Les bruits de bottes miliciennes résonnent du côté de la frontière occidentale du pays, entre Darfour, République centrafricaine et Tchad, précisément là où sont présents des paramilitaires de Wagner, engagés dans l’exploitation de mines aurifères. Début janvier, Hemetti a fermé la frontière soudano-centrafricaine, affirmant ainsi empêcher le passage depuis le Soudan d’hommes armés embauchés pour aller renverser le président centrafricain Touadéra. Des membres de Wagner auraient été tués dans des combats, tant en Centrafrique qu’à la frontière avec le Tchad.
Le retour au Darfour, via le Tchad, de milices soudanaises combattant en Libye, liées à la famille Déby et ennemies de Hemetti, est annoncé comme imminent. « C’est une extension du conflit ukrainien sur le continent africain, affirme Yasser Arman.

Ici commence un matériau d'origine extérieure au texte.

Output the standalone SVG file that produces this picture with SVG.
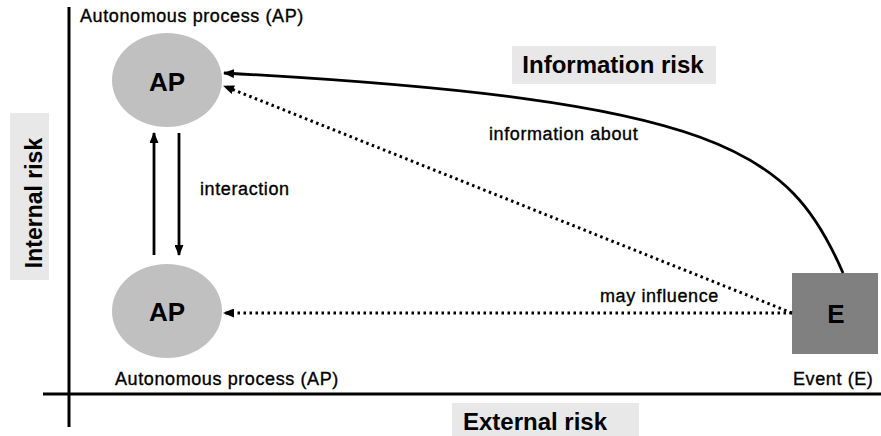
<svg xmlns="http://www.w3.org/2000/svg" width="881" height="436" viewBox="0 0 881 436">
<defs>
<marker id="ah" markerWidth="11" markerHeight="9" refX="10" refY="4.5" orient="auto" markerUnits="userSpaceOnUse">
<path d="M0,0 L11,4.5 L0,9 Z" fill="#000"/>
</marker>
<style>
text{font-family:"Liberation Sans",Arial,sans-serif;fill:#000}
.lbl{font-size:18px;letter-spacing:0.6px;stroke:#000;stroke-width:0.35}
.big{font-size:24px;font-weight:bold}
.ap{font-size:26px;font-weight:bold}
.box{fill:#e8e8e8}
.solid{stroke:#000;stroke-width:2.8;fill:none}
.dot{stroke:#000;stroke-width:3;fill:none;stroke-dasharray:2.5 3.5}
</style>
</defs>
<rect width="881" height="436" fill="#fff"/>
<g id="axes">
<line x1="69" y1="7" x2="69" y2="427" stroke="#000" stroke-width="3"/>
<line x1="43" y1="394" x2="881" y2="394" stroke="#000" stroke-width="3"/>
</g>
<g id="internal-risk">
<rect class="box" x="10" y="113" width="39" height="167"/>
<text class="big" transform="translate(42,203) rotate(-90)" text-anchor="middle" style="font-size:23px">Internal risk</text>
</g>
<g id="external-risk">
<rect class="box" x="452" y="403" width="187" height="33"/>
<text class="big" x="535" y="430" text-anchor="middle">External risk</text>
</g>
<g id="information-risk">
<rect class="box" x="512" y="46" width="204" height="38"/>
<text class="big" x="613" y="73" text-anchor="middle">Information risk</text>
</g>
<g id="ap-top">
<ellipse cx="167" cy="80" rx="55" ry="47" fill="#c0c0c0"/>
<text class="ap" x="167" y="91" text-anchor="middle">AP</text>
<text class="lbl" x="80" y="22">Autonomous process (AP)</text>
</g>
<g id="ap-bottom">
<ellipse cx="167" cy="311" rx="55" ry="47" fill="#c0c0c0"/>
<text class="ap" x="167" y="321" text-anchor="middle">AP</text>
<text class="lbl" x="115" y="385">Autonomous process (AP)</text>
</g>
<g id="event">
<rect x="792" y="273" width="86" height="81" fill="#808080"/>
<text class="ap" x="836" y="323" text-anchor="middle">E</text>
<text class="lbl" x="793" y="385">Event (E)</text>
</g>
<g id="connectors">
<line class="solid" x1="154" y1="255" x2="154" y2="133" marker-end="url(#ah)"/>
<line class="solid" x1="179" y1="133" x2="179" y2="255" marker-end="url(#ah)"/>
<path class="solid" d="M843,273 C790,150 720,100 224,73" marker-end="url(#ah)"/>
<line class="dot" x1="792" y1="313" x2="224" y2="86" marker-end="url(#ah)"/>
<line class="dot" x1="792" y1="313" x2="224" y2="313" marker-end="url(#ah)"/>
<text class="lbl" x="200" y="195">interaction</text>
<text class="lbl" x="489" y="140">information about</text>
<text class="lbl" x="600" y="302">may influence</text>
</g>
</svg>
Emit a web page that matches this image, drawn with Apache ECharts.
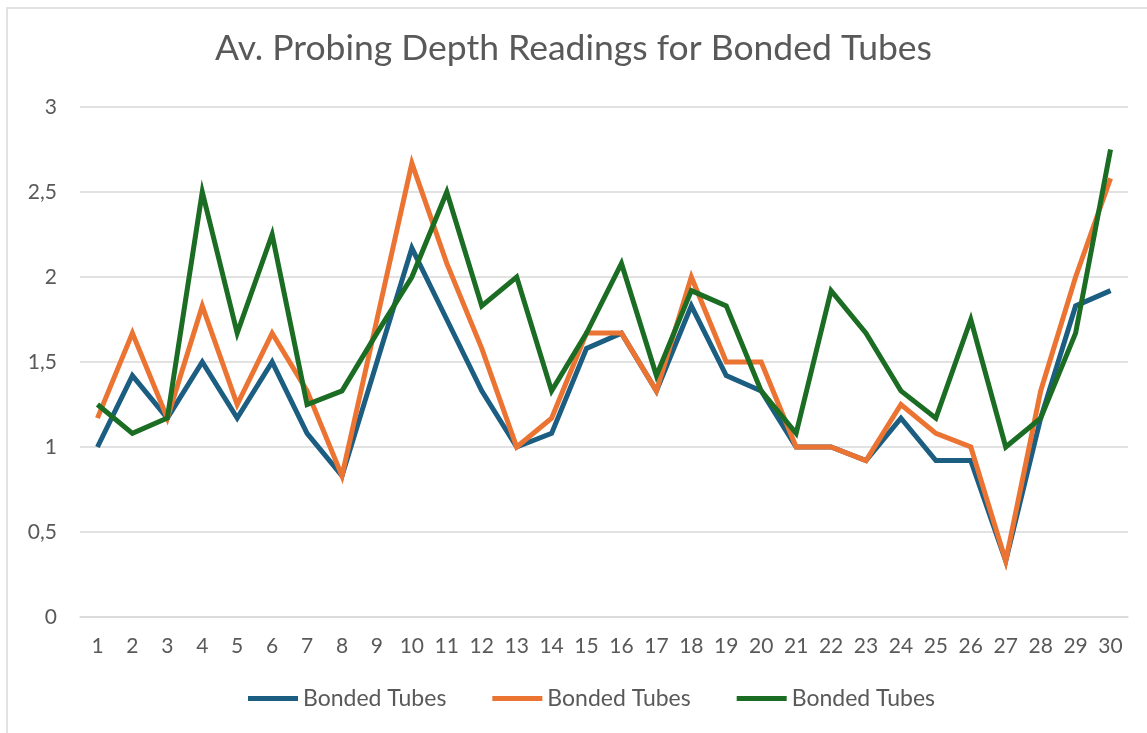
<!DOCTYPE html>
<html lang="en">
<head>
    <meta charset="UTF-8">
    <script src="https://cdn.jsdelivr.net/npm/echarts@6/dist/echarts.min.js"></script>
    <title>Av. Probing Depth Readings</title>
    <style>
        *{
            margin: 0;
            padding: 0;
        }
        body{
            background: #fff;
        }
        #chart{
            width: 1147px;
            height: 733px;
        }
    </style>
</head>
<body>
    <div id="chart"></div>
<script>
    // teeth 1..30
    var categories = ['1','2','3','4','5','6','7','8','9','10','11','12','13','14','15',
        '16','17','18','19','20','21','22','23','24','25','26','27','28','29','30'];
    // same label three times; zero-width spaces keep the legend entries apart
    var seriesNames = ['Bonded Tubes', 'Bonded Tubes\u200b', 'Bonded Tubes\u200b\u200b'];

    var blueValues = [1, 1.42, 1.17, 1.5, 1.17, 1.5, 1.08, 0.83, 1.5, 2.17,
        1.75, 1.33, 1, 1.08, 1.58, 1.67, 1.33, 1.83, 1.42, 1.33,
        1, 1, 0.92, 1.17, 0.92, 0.92, 0.33, 1.17, 1.83, 1.92];
    var orangeValues = [1.17, 1.67, 1.17, 1.83, 1.25, 1.67, 1.33, 0.83, 1.75, 2.67,
        2.08, 1.58, 1, 1.17, 1.67, 1.67, 1.33, 2, 1.5, 1.5,
        1, 1, 0.92, 1.25, 1.08, 1, 0.33, 1.33, 2, 2.58];
    var greenValues = [1.25, 1.08, 1.17, 2.5, 1.67, 2.25, 1.25, 1.33, 1.67, 2,
        2.5, 1.83, 2, 1.33, 1.67, 2.08, 1.42, 1.92, 1.83, 1.33,
        1.08, 1.92, 1.67, 1.33, 1.17, 1.75, 1, 1.17, 1.67, 2.75];

    var colors = ['#1b5e82', '#ec7433', '#1b6d24'];
    var font = 'Lato, "Open Sans", sans-serif';
    var textColor = '#595959';

    var chart = echarts.init(document.getElementById('chart'));

    function line(name, values, i) {
        return {
            name: name,
            type: 'line',
            data: values,
            showSymbol: false,
            symbol: 'none',
            lineStyle: { width: 5, color: colors[i], cap: 'butt', join: 'miter' },
            itemStyle: { color: colors[i] },
            z: 2 + i
        };
    }

    var option = {
        backgroundColor: '#fff',
        animation: false,
        //chart area border
        graphic: [{
            type: 'rect',
            shape: { x: 7, y: 8, width: 1160, height: 760 },
            style: { fill: 'none', stroke: '#d9d9d9', lineWidth: 1.5 },
            silent: true
        }],
        title: {
            text: 'Av. Probing Depth Readings for Bonded Tubes',
            left: 'center',
            top: 26,
            textStyle: {
                fontFamily: font,
                fontSize: 35.5,
                fontWeight: 'normal',
                color: textColor
            }
        },
        legend: {
            data: seriesNames,
            bottom: 18,
            left: 243,
            itemWidth: 50,
            itemHeight: 5,
            itemGap: 46,
            icon: 'rect',
            textStyle: { fontFamily: font, fontSize: 23, color: textColor }
        },
        grid: {
            left: 80,
            right: 19,
            top: 107,
            bottom: 116
        },
        xAxis: {
            type: 'category',
            data: categories,
            boundaryGap: true,
            axisLine: { show: true, lineStyle: { color: '#d9d9d9', width: 1.5 } },
            axisTick: { show: false },
            axisLabel: {
                interval: 0,
                margin: 19,
                fontFamily: font,
                fontSize: 21,
                color: textColor
            }
        },
        yAxis: {
            type: 'value',
            min: 0,
            max: 3,
            interval: 0.5,
            axisLine: { show: false },
            axisTick: { show: false },
            splitLine: { lineStyle: { color: '#d9d9d9', width: 1.5 } },
            axisLabel: {
                margin: 23,
                fontFamily: font,
                fontSize: 21,
                color: textColor,
                formatter: function (v) { return String(v).replace('.', ','); }
            }
        },
        series: [
            line(seriesNames[0], blueValues, 0),
            line(seriesNames[1], orangeValues, 1),
            line(seriesNames[2], greenValues, 2)
        ]
    };

    chart.setOption(option);
</script>
</body>
</html>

Les protagonistes, Occident et Russie, le prolongent au Mali, en Centrafrique, au Soudan. » « Il faut rapidement un accord final, pour que les civils reprennent les choses en main », reprend Babiker Faisal.
Babiker Faisal souhaite bon courage au futur Premier ministre. D’autant qu’à l’Est, une autre sourde bataille se joue entre grandes puissances, Russie, Emirats arabes unis, Etats-Unis, Turquie, pour le contrôle de l’accès à la Mer rouge. Les aiguilleurs du ciel de Khartoum ne vont pas chômer.